As a black man of relative privilege who lived through the transition from Jim Crow segregation to the racial détente that was integration, Ellington was always careful to put his fame--his genius--into the broader context of black life. So with a gem like "Heritage" (subtitled, "My Mother, My Father" and featuring Jimmy McPhail on vocals) Ellington makes the emphatic point: "In me you see, the least of the family tree personality. I was raised in the palm of the hand of the very best people in the land." And Ellington extended that logic with the song "My People" which bravely made the claim that his people--black people--were the literal soul of America. In the song's spoken word introduction, Ellington states, "My people...talking about freedom. Workin'. Building America into the most powerful nation in the world. Cotton. Sugar. Indigo. Iron. Coal. Peanuts. Steel.
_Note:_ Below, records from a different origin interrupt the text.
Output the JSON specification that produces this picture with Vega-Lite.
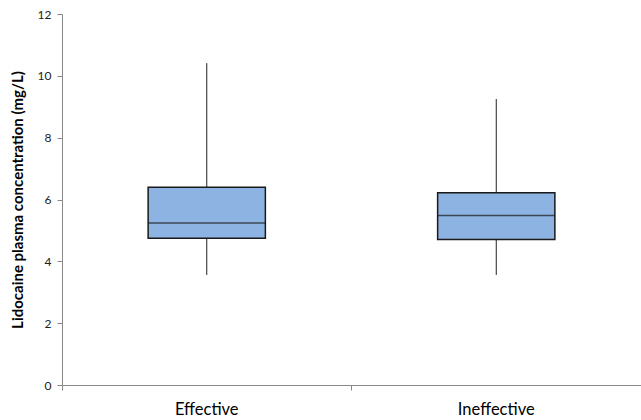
{
  "$schema": "https://vega.github.io/schema/vega-lite/v6.json",
  "autosize": "none",
  "width": 579,
  "height": 371,
  "padding": {"left": 62, "top": 14, "right": 0, "bottom": 35},
  "background": "white",
  "config": {"view": {"stroke": null}, "font": "Lato"},
  "data": {"values": [
    {"group": "Effective", "min": 3.56, "q1": 4.75, "median": 5.24, "q3": 6.40, "max": 10.41},
    {"group": "Ineffective", "min": 3.56, "q1": 4.71, "median": 5.48, "q3": 6.22, "max": 9.25}
  ]},
  "encoding": {
    "x": {"field": "group", "type": "nominal", "sort": null,
      "scale": {"paddingInner": 0, "paddingOuter": 0},
      "axis": {"title": null, "labelAngle": 0, "labelFontSize": 16.5, "labelColor": "#000", "labelPadding": 11,
        "domainColor": "#888", "tickColor": "#888", "tickSize": 5, "bandPosition": 0, "labelFont": "Lato"}}
  },
  "layer": [
    {"mark": {"type": "rule", "color": "#222", "strokeWidth": 1},
      "encoding": {
        "y": {"field": "min", "type": "quantitative",
          "scale": {"domain": [0, 12], "nice": false},
          "axis": {"values": [0, 2, 4, 6, 8, 10, 12], "grid": false, "title": "Lidocaine plasma concentration (mg/L)",
            "titleFontSize": 15, "titleFontWeight": "bold", "titleColor": "#000", "titlePadding": 12,
            "labelFontSize": 12, "labelColor": "#222", "labelPadding": 6,
            "domainColor": "#888", "tickColor": "#888", "tickSize": 5}},
        "y2": {"field": "max"}
      }},
    {"mark": {"type": "bar", "fill": "#8db3e2", "stroke": "#1a1a1a", "strokeWidth": 1.5, "width": {"band": 0.405}},
      "encoding": {
        "y": {"field": "q1", "type": "quantitative"},
        "y2": {"field": "q3"}
      }},
    {"mark": {"type": "tick", "color": "#1a1a1a", "thickness": 1.5, "size": 117},
      "encoding": {
        "y": {"field": "median", "type": "quantitative"}
      }}
  ]
}
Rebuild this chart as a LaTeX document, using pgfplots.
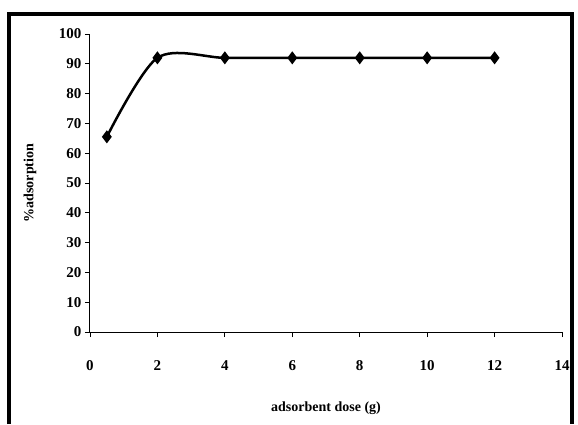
\documentclass[border=0pt]{standalone}
\usepackage{pgfplots}
\pgfplotsset{compat=1.18}
\usepackage{fontspec}
\setmainfont{Liberation Serif}
\begin{document}
\begin{tikzpicture}[x=1pt,y=1pt]
\useasboundingbox (-90,-92) rectangle (488,332);
\draw[line width=3.5pt] (-81,-92)--(-81,318)--(482,318)--(482,-92);
\begin{axis}[at={(0,0)},anchor=origin,scale only axis,width=472pt,height=298pt,
xmin=0,xmax=14,ymin=0,ymax=100,xtick={0,2,...,14},ytick={0,10,...,100},
axis x line*=bottom, axis y line*=left, axis line style={-,line width=1pt},
tick align=outside, tick style={black,line width=0.8pt},major tick length=5pt,
tick label style={font=\bfseries\fontsize{15}{17}\selectfont},
xticklabel style={yshift=-20pt},
/pgf/number format/assume math mode=true,
xlabel={\bfseries adsorbent dose (g)}, ylabel={\bfseries \%adsorption},
label style={font=\bfseries\fontsize{14}{16}\selectfont},
xlabel style={at={(axis description cs:0.5,0)},yshift=-76pt,anchor=center}, ylabel style={at={(axis description cs:-0.127,0.5)},anchor=center}]
\addplot[black,line width=2.5pt,smooth,tension=0.5,mark=diamond*,mark size=4.5pt] coordinates {(0.5,65.5)(2,92)(4,92)(6,92)(8,92)(10,92)(12,92)};
\end{axis}
\end{tikzpicture}
\end{document}
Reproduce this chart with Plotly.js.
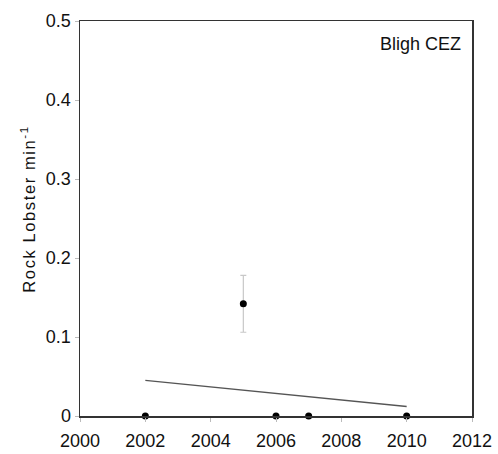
<!DOCTYPE html>
<html>
<head>
<meta charset="utf-8">
<script src="https://cdn.plot.ly/plotly-3.0.1.min.js"></script>
<style>html,body{margin:0;padding:0;background:#fff}#chart{width:498px;height:454px}
.ytitlelabel{letter-spacing:1.6px}</style>
</head>
<body>
<div id="chart"></div>
<script>
// Data
var years = [2002, 2005, 2006, 2007, 2010];
var values = [0, 0.142, 0, 0, 0];
var errors = [0, 0.036, 0, 0, 0];
var trendYears = [2002, 2010];
var trendValues = [0.045, 0.012];
var xTicks = [2000, 2002, 2004, 2006, 2008, 2010, 2012];
var yTicks = [0, 0.1, 0.2, 0.3, 0.4, 0.5];
var yTickLabels = ['0', '0.1', '0.2', '0.3', '0.4', '0.5'];
var siteLabel = 'Bligh CEZ';
var yTitle = 'Rock Lobster min<sup>-1</sup>';

var font = 'Liberation Sans, Arial, Helvetica, sans-serif';

var traces = [
  {
    x: trendYears, y: trendValues, mode: 'lines', type: 'scatter',
    line: {color: '#555', width: 1.3}, hoverinfo: 'skip', showlegend: false
  },
  {
    x: years, y: values, mode: 'markers', type: 'scatter',
    marker: {color: '#000', size: 7},
    error_y: {type: 'data', array: errors, visible: true, color: '#c8c8c8', thickness: 1.2, width: 3},
    cliponaxis: false, showlegend: false
  }
];

var layout = {
  width: 498, height: 454,
  margin: {l: 79.5, r: 25.5, t: 20.7, b: 38.3},
  paper_bgcolor: '#fff', plot_bgcolor: '#fff',
  font: {family: font, size: 18, color: '#111'},
  showlegend: false,
  xaxis: {
    range: [2000, 2012], tickvals: xTicks, ticktext: xTicks.map(String),
    showgrid: false, zeroline: false,
    showline: true, linecolor: '#333', linewidth: 1.5, mirror: true,
    ticks: 'outside', ticklen: 4, tickcolor: '#bbb', tickwidth: 1,
    ticklabelstandoff: 4,
    tickfont: {family: font, size: 18, color: '#111'}
  },
  yaxis: {
    range: [0, 0.5], tickvals: yTicks, ticktext: yTickLabels,
    showgrid: false, zeroline: false,
    showline: true, linecolor: '#333', linewidth: 1.5, mirror: true,
    ticks: 'outside', ticklen: 4, tickcolor: '#bbb', tickwidth: 1,
    tickfont: {family: font, size: 18, color: '#111'}
  },
  annotations: [
    {
      xref: 'paper', yref: 'paper', x: 0.976, y: 0.941, xanchor: 'right', yanchor: 'middle',
      text: siteLabel, showarrow: false, font: {family: font, size: 18, color: '#111'}
    },
    {
      xref: 'paper', yref: 'paper', x: -0.1336, y: 0.525, xanchor: 'center', yanchor: 'middle',
      textangle: -90, text: yTitle, showarrow: false, captureevents: false,
      font: {family: font, size: 16.5, color: '#111'}
    }
  ]
};

Plotly.newPlot('chart', traces, layout, {displayModeBar: false, staticPlot: true}).then(function () {
  var t = document.querySelectorAll('.annotation-text');
  if (t.length > 1) t[1].classList.add('ytitlelabel');
});
</script>
</body>
</html>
The railroad, you name it--the foundation of the United States rests on the sweat of My People!"

Angie Stone's recent summoning of Ellington's spirit, via her own refashioning of "My People" (with help from James Ingram) brings into focus how critical Ellington's work was more than 50 years ago. Using Ellington's own introduction to introduce her version, the lyrics to Stone's "My People" traffic in tried-and-true racial uplift-isms ("my people rise, my people fight") but the song's brilliance is conveyed by the simple gesture of naming the names aloud. And when those utterances venture beyond black history month staples--often literally stapled on school bulletin boards--to include names like Vernon Johns, Dorothy Dandridge, Mahailia Jackson, Sugar Ray Robinson, Nat King Cole, Johnnie Cochran, Cuba Gooding Jr, Gregory Hines, Zadie Smith, Romare Bearden, Count Basie, Sidney Poitier, Barack Obama, Shirley Caesar, Moms Mabley, Richard Pryor, Nikki Giovanni, Biggie Smalls, Charlie Parker, Angela Davis, Dick Gregory, Langston Hughes, Charles White, Susan Taylor, Tiger Woods and even the Rutgers Women's Basketball team, one sees how expansive black culture can be and how little of it is seemingly available to us in the current marketplace formation.

Instead we're left to parse less-than-profound options like choosing between Kanye or Curtis, or street lit and Terri McMillian (who we were chastised for choosing over Gloria Naylor and Alice Walker a decade ago). Stone's "My People" is a reminder that blackness is so much larger than the marketplace will ever allow and it's with the same passion that Ellington stayed on the road celebrating the culture that we now need to seek it out.